>> begin
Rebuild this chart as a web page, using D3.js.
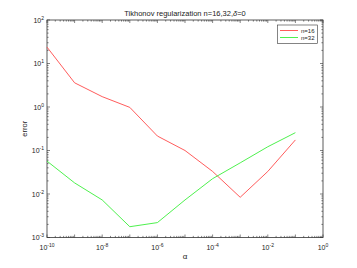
<!DOCTYPE html>
<html><head><meta charset="utf-8">
<script src="https://cdn.jsdelivr.net/npm/d3@7"></script>
<style>body{margin:0;background:#fff}svg{display:block}text{font-family:"Liberation Sans",Arial,sans-serif;fill:#222}</style>
</head><body>
<script>
const alphas = [1e-10,1e-9,1e-8,1e-7,1e-6,1e-5,1e-4,1e-3,1e-2,1e-1];
const err16 = [23.8,3.6,1.73,0.98,0.215,0.10,0.033,0.0084,0.033,0.175];
const err32 = [0.057,0.018,0.0073,0.00177,0.0022,0.0073,0.0225,0.052,0.122,0.257];
const seriesNames = ["n=16","n=32"];
const seriesColors = ["#ff4a4a","#3aee3a"];
const xTickExps = [-10,-8,-6,-4,-2,0];
const yTickExps = [-3,-2,-1,0,1,2];

const W=357,H=268;
const svg=d3.select("body").append("svg").attr("width",W).attr("height",H);
const L=47,R=323,T=20,B=237.5;
const x=d3.scaleLog().domain([1e-10,1]).range([L,R]);
const y=d3.scaleLog().domain([1e-3,1e2]).range([B,T]);

const g=svg.append("g");
g.append("rect").attr("x",L).attr("y",T).attr("width",R-L).attr("height",B-T)
 .attr("fill","none").attr("stroke","#333").attr("stroke-width",0.8);

const minorX=[],majorX=[];
for(let e=-10;e<=0;e++){majorX.push(Math.pow(10,e)); if(e<0) for(let k=2;k<10;k++) minorX.push(k*Math.pow(10,e));}
const minorY=[],majorY=[];
for(let e=-3;e<=2;e++){majorY.push(Math.pow(10,e)); if(e<2) for(let k=2;k<10;k++) minorY.push(k*Math.pow(10,e));}
const tk=g.append("g").attr("stroke","#333").attr("stroke-width",0.6);
function xt(v,len){const px=x(v);
 tk.append("line").attr("x1",px).attr("x2",px).attr("y1",B).attr("y2",B-len);
 tk.append("line").attr("x1",px).attr("x2",px).attr("y1",T).attr("y2",T+len);}
function yt(v,len){const py=y(v);
 tk.append("line").attr("y1",py).attr("y2",py).attr("x1",L).attr("x2",L+len);
 tk.append("line").attr("y1",py).attr("y2",py).attr("x1",R).attr("x2",R-len);}
majorX.forEach(v=>xt(v,3)); minorX.forEach(v=>xt(v,1.6));
majorY.forEach(v=>yt(v,3)); minorY.forEach(v=>yt(v,1.6));

xTickExps.forEach(e=>{
 const t=g.append("text").attr("x",x(Math.pow(10,e))).attr("y",B+12).attr("text-anchor","middle").attr("font-size",7);
 t.append("tspan").text("10");
 t.append("tspan").attr("dy",-3).attr("font-size",5).text(e);
});
yTickExps.forEach(e=>{
 const t=g.append("text").attr("x",L-3).attr("y",y(Math.pow(10,e))+2.5).attr("text-anchor","end").attr("font-size",7);
 t.append("tspan").text("10");
 t.append("tspan").attr("dy",-3).attr("font-size",5).text(e);
});

const line=d3.line().x(d=>x(d[0])).y(d=>y(d[1]));
[err16,err32].forEach((s,i)=>{
 g.append("path").datum(alphas.map((a,j)=>[a,s[j]])).attr("d",line)
  .attr("fill","none").attr("stroke",seriesColors[i]).attr("stroke-width",0.9);
});

const tt=svg.append("text").attr("x",(L+R)/2).attr("y",16).attr("text-anchor","middle").attr("font-size",7.5);
tt.append("tspan").text("Tikhonov regularization n=16,32,");
tt.append("tspan").attr("font-style","italic").text("δ");
tt.append("tspan").text("=0");
svg.append("text").attr("x",(L+R)/2).attr("y",259).attr("text-anchor","middle").attr("font-size",8).text("α");
svg.append("text").attr("transform","translate(27,"+((T+B)/2)+") rotate(-90)").attr("text-anchor","middle").attr("font-size",7.5).text("error");

const lg=svg.append("g");
lg.append("rect").attr("x",277.5).attr("y",25).attr("width",40).attr("height",18.5)
 .attr("fill","#fff").attr("stroke","#333").attr("stroke-width",0.6);
seriesNames.forEach((n,i)=>{
 const yy=30.5+i*7;
 lg.append("line").attr("x1",280).attr("x2",298).attr("y1",yy).attr("y2",yy).attr("stroke",seriesColors[i]).attr("stroke-width",0.9);
 lg.append("text").attr("x",301).attr("y",yy+2.2).attr("font-size",6).text(n);
});
</script>
</body></html>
>> end
Copy out each line exactly, without the pictures.

Rebuild this chart as a web page, using D3.js.
<!DOCTYPE html>
<html><head><meta charset="utf-8">
<script src="https://cdn.jsdelivr.net/npm/d3@7"></script>
<style>body{margin:0;background:#fff}svg{display:block}text{font-family:"Liberation Sans",Arial,sans-serif;fill:#222}</style>
</head><body>
<script>
const alphas = [1e-10,1e-9,1e-8,1e-7,1e-6,1e-5,1e-4,1e-3,1e-2,1e-1];
const err16 = [23.8,3.6,1.73,0.98,0.215,0.10,0.033,0.0084,0.033,0.175];
const err32 = [0.057,0.018,0.0073,0.00177,0.0022,0.0073,0.0225,0.052,0.122,0.257];
const seriesNames = ["n=16","n=32"];
const seriesColors = ["#ff4a4a","#3aee3a"];
const xTickExps = [-10,-8,-6,-4,-2,0];
const yTickExps = [-3,-2,-1,0,1,2];

const W=357,H=268;
const svg=d3.select("body").append("svg").attr("width",W).attr("height",H);
const L=47,R=323,T=20,B=237.5;
const x=d3.scaleLog().domain([1e-10,1]).range([L,R]);
const y=d3.scaleLog().domain([1e-3,1e2]).range([B,T]);

const g=svg.append("g");
g.append("rect").attr("x",L).attr("y",T).attr("width",R-L).attr("height",B-T)
 .attr("fill","none").attr("stroke","#333").attr("stroke-width",0.8);

const minorX=[],majorX=[];
for(let e=-10;e<=0;e++){majorX.push(Math.pow(10,e)); if(e<0) for(let k=2;k<10;k++) minorX.push(k*Math.pow(10,e));}
const minorY=[],majorY=[];
for(let e=-3;e<=2;e++){majorY.push(Math.pow(10,e)); if(e<2) for(let k=2;k<10;k++) minorY.push(k*Math.pow(10,e));}
const tk=g.append("g").attr("stroke","#333").attr("stroke-width",0.6);
function xt(v,len){const px=x(v);
 tk.append("line").attr("x1",px).attr("x2",px).attr("y1",B).attr("y2",B-len);
 tk.append("line").attr("x1",px).attr("x2",px).attr("y1",T).attr("y2",T+len);}
function yt(v,len){const py=y(v);
 tk.append("line").attr("y1",py).attr("y2",py).attr("x1",L).attr("x2",L+len);
 tk.append("line").attr("y1",py).attr("y2",py).attr("x1",R).attr("x2",R-len);}
majorX.forEach(v=>xt(v,3)); minorX.forEach(v=>xt(v,1.6));
majorY.forEach(v=>yt(v,3)); minorY.forEach(v=>yt(v,1.6));

xTickExps.forEach(e=>{
 const t=g.append("text").attr("x",x(Math.pow(10,e))).attr("y",B+12).attr("text-anchor","middle").attr("font-size",7);
 t.append("tspan").text("10");
 t.append("tspan").attr("dy",-3).attr("font-size",5).text(e);
});
yTickExps.forEach(e=>{
 const t=g.append("text").attr("x",L-3).attr("y",y(Math.pow(10,e))+2.5).attr("text-anchor","end").attr("font-size",7);
 t.append("tspan").text("10");
 t.append("tspan").attr("dy",-3).attr("font-size",5).text(e);
});

const line=d3.line().x(d=>x(d[0])).y(d=>y(d[1]));
[err16,err32].forEach((s,i)=>{
 g.append("path").datum(alphas.map((a,j)=>[a,s[j]])).attr("d",line)
  .attr("fill","none").attr("stroke",seriesColors[i]).attr("stroke-width",0.9);
});

const tt=svg.append("text").attr("x",(L+R)/2).attr("y",16).attr("text-anchor","middle").attr("font-size",7.5);
tt.append("tspan").text("Tikhonov regularization n=16,32,");
tt.append("tspan").attr("font-style","italic").text("δ");
tt.append("tspan").text("=0");
svg.append("text").attr("x",(L+R)/2).attr("y",259).attr("text-anchor","middle").attr("font-size",8).text("α");
svg.append("text").attr("transform","translate(27,"+((T+B)/2)+") rotate(-90)").attr("text-anchor","middle").attr("font-size",7.5).text("error");

const lg=svg.append("g");
lg.append("rect").attr("x",277.5).attr("y",25).attr("width",40).attr("height",18.5)
 .attr("fill","#fff").attr("stroke","#333").attr("stroke-width",0.6);
seriesNames.forEach((n,i)=>{
 const yy=30.5+i*7;
 lg.append("line").attr("x1",280).attr("x2",298).attr("y1",yy).attr("y2",yy).attr("stroke",seriesColors[i]).attr("stroke-width",0.9);
 lg.append("text").attr("x",301).attr("y",yy+2.2).attr("font-size",6).text(n);
});
</script>
</body></html>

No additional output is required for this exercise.